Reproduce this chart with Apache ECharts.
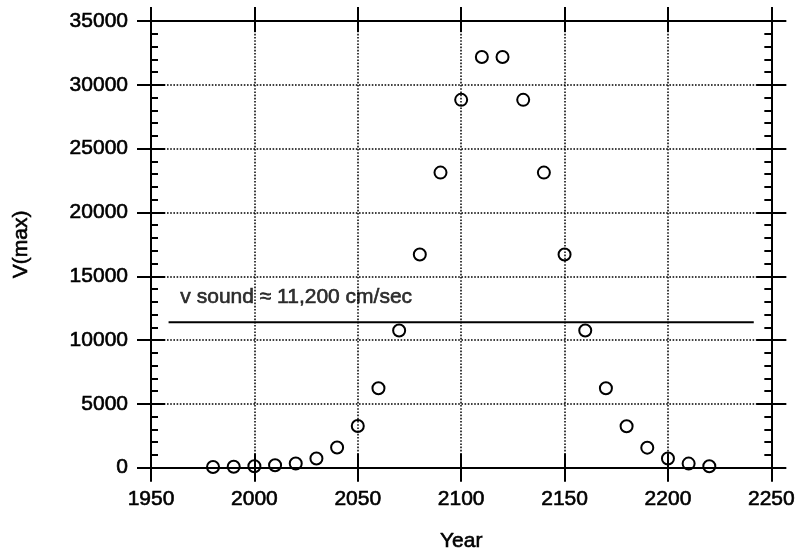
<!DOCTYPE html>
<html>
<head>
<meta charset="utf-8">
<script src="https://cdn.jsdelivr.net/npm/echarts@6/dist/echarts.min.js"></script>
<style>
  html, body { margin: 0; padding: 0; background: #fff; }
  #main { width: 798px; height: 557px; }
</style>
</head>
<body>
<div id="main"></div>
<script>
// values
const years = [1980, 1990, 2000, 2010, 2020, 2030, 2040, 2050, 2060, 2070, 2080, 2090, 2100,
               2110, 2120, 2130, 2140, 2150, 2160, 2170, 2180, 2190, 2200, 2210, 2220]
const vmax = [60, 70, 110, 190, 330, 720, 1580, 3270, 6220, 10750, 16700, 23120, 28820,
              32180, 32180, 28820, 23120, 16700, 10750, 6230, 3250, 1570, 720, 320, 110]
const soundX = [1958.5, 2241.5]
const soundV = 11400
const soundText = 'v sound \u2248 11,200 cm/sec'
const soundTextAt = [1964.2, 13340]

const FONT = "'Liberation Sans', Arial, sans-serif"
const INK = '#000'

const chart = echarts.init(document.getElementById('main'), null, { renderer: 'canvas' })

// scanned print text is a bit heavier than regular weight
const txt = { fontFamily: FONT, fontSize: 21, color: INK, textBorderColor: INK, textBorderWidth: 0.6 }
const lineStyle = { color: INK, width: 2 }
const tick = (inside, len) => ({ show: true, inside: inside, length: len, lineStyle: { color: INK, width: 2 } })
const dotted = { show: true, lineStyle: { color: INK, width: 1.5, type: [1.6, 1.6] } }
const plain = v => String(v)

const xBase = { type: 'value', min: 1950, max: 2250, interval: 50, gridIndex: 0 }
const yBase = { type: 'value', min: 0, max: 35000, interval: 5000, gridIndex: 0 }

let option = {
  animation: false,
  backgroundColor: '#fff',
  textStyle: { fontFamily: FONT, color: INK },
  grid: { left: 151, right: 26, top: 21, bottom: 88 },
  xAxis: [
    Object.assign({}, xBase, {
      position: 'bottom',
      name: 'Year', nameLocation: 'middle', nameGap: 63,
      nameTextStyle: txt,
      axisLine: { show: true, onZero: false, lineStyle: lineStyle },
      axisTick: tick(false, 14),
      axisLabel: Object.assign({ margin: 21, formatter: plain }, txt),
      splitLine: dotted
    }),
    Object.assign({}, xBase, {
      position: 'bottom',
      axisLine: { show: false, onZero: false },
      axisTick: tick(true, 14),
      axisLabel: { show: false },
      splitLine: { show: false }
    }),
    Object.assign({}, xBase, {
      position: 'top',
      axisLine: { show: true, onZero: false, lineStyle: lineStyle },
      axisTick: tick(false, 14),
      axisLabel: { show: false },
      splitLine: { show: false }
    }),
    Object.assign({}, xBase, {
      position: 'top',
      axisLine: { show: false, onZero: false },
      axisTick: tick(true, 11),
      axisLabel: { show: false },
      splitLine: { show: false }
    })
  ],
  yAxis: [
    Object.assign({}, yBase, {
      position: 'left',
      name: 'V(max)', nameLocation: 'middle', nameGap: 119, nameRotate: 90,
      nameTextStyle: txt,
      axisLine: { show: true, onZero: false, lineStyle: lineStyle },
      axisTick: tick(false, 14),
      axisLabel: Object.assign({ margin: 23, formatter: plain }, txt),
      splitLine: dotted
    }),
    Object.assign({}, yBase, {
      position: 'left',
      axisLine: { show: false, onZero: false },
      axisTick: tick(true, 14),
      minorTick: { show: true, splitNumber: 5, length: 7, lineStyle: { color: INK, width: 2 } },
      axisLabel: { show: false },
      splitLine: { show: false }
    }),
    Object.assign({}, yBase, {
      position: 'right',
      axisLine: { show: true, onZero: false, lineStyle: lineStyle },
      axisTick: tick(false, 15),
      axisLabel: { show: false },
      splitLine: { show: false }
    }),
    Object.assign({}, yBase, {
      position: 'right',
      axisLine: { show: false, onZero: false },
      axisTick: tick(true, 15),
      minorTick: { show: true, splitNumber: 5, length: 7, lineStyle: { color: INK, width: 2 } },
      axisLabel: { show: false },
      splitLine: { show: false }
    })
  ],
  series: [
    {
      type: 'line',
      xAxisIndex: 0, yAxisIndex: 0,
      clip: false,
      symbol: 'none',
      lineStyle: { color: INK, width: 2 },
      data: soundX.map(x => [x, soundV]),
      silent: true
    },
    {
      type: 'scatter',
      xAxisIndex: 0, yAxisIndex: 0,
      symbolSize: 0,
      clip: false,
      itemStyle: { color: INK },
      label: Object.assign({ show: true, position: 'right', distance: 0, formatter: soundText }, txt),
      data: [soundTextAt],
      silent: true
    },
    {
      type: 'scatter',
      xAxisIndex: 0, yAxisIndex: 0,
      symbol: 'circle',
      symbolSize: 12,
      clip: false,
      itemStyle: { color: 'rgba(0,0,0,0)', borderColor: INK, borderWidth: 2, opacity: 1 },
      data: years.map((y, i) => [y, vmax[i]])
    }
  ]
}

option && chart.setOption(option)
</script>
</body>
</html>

# # #

*TASK TO COMPLETE*. Repeat the material above in full and exactly, omitting the pictures.

*RESPONSE*.
Reproduce this chart with Apache ECharts.
<!DOCTYPE html>
<html>
<head>
<meta charset="utf-8">
<script src="https://cdn.jsdelivr.net/npm/echarts@6/dist/echarts.min.js"></script>
<style>
  html, body { margin: 0; padding: 0; background: #fff; }
  #main { width: 798px; height: 557px; }
</style>
</head>
<body>
<div id="main"></div>
<script>
// values
const years = [1980, 1990, 2000, 2010, 2020, 2030, 2040, 2050, 2060, 2070, 2080, 2090, 2100,
               2110, 2120, 2130, 2140, 2150, 2160, 2170, 2180, 2190, 2200, 2210, 2220]
const vmax = [60, 70, 110, 190, 330, 720, 1580, 3270, 6220, 10750, 16700, 23120, 28820,
              32180, 32180, 28820, 23120, 16700, 10750, 6230, 3250, 1570, 720, 320, 110]
const soundX = [1958.5, 2241.5]
const soundV = 11400
const soundText = 'v sound \u2248 11,200 cm/sec'
const soundTextAt = [1964.2, 13340]

const FONT = "'Liberation Sans', Arial, sans-serif"
const INK = '#000'

const chart = echarts.init(document.getElementById('main'), null, { renderer: 'canvas' })

// scanned print text is a bit heavier than regular weight
const txt = { fontFamily: FONT, fontSize: 21, color: INK, textBorderColor: INK, textBorderWidth: 0.6 }
const lineStyle = { color: INK, width: 2 }
const tick = (inside, len) => ({ show: true, inside: inside, length: len, lineStyle: { color: INK, width: 2 } })
const dotted = { show: true, lineStyle: { color: INK, width: 1.5, type: [1.6, 1.6] } }
const plain = v => String(v)

const xBase = { type: 'value', min: 1950, max: 2250, interval: 50, gridIndex: 0 }
const yBase = { type: 'value', min: 0, max: 35000, interval: 5000, gridIndex: 0 }

let option = {
  animation: false,
  backgroundColor: '#fff',
  textStyle: { fontFamily: FONT, color: INK },
  grid: { left: 151, right: 26, top: 21, bottom: 88 },
  xAxis: [
    Object.assign({}, xBase, {
      position: 'bottom',
      name: 'Year', nameLocation: 'middle', nameGap: 63,
      nameTextStyle: txt,
      axisLine: { show: true, onZero: false, lineStyle: lineStyle },
      axisTick: tick(false, 14),
      axisLabel: Object.assign({ margin: 21, formatter: plain }, txt),
      splitLine: dotted
    }),
    Object.assign({}, xBase, {
      position: 'bottom',
      axisLine: { show: false, onZero: false },
      axisTick: tick(true, 14),
      axisLabel: { show: false },
      splitLine: { show: false }
    }),
    Object.assign({}, xBase, {
      position: 'top',
      axisLine: { show: true, onZero: false, lineStyle: lineStyle },
      axisTick: tick(false, 14),
      axisLabel: { show: false },
      splitLine: { show: false }
    }),
    Object.assign({}, xBase, {
      position: 'top',
      axisLine: { show: false, onZero: false },
      axisTick: tick(true, 11),
      axisLabel: { show: false },
      splitLine: { show: false }
    })
  ],
  yAxis: [
    Object.assign({}, yBase, {
      position: 'left',
      name: 'V(max)', nameLocation: 'middle', nameGap: 119, nameRotate: 90,
      nameTextStyle: txt,
      axisLine: { show: true, onZero: false, lineStyle: lineStyle },
      axisTick: tick(false, 14),
      axisLabel: Object.assign({ margin: 23, formatter: plain }, txt),
      splitLine: dotted
    }),
    Object.assign({}, yBase, {
      position: 'left',
      axisLine: { show: false, onZero: false },
      axisTick: tick(true, 14),
      minorTick: { show: true, splitNumber: 5, length: 7, lineStyle: { color: INK, width: 2 } },
      axisLabel: { show: false },
      splitLine: { show: false }
    }),
    Object.assign({}, yBase, {
      position: 'right',
      axisLine: { show: true, onZero: false, lineStyle: lineStyle },
      axisTick: tick(false, 15),
      axisLabel: { show: false },
      splitLine: { show: false }
    }),
    Object.assign({}, yBase, {
      position: 'right',
      axisLine: { show: false, onZero: false },
      axisTick: tick(true, 15),
      minorTick: { show: true, splitNumber: 5, length: 7, lineStyle: { color: INK, width: 2 } },
      axisLabel: { show: false },
      splitLine: { show: false }
    })
  ],
  series: [
    {
      type: 'line',
      xAxisIndex: 0, yAxisIndex: 0,
      clip: false,
      symbol: 'none',
      lineStyle: { color: INK, width: 2 },
      data: soundX.map(x => [x, soundV]),
      silent: true
    },
    {
      type: 'scatter',
      xAxisIndex: 0, yAxisIndex: 0,
      symbolSize: 0,
      clip: false,
      itemStyle: { color: INK },
      label: Object.assign({ show: true, position: 'right', distance: 0, formatter: soundText }, txt),
      data: [soundTextAt],
      silent: true
    },
    {
      type: 'scatter',
      xAxisIndex: 0, yAxisIndex: 0,
      symbol: 'circle',
      symbolSize: 12,
      clip: false,
      itemStyle: { color: 'rgba(0,0,0,0)', borderColor: INK, borderWidth: 2, opacity: 1 },
      data: years.map((y, i) => [y, vmax[i]])
    }
  ]
}

option && chart.setOption(option)
</script>
</body>
</html>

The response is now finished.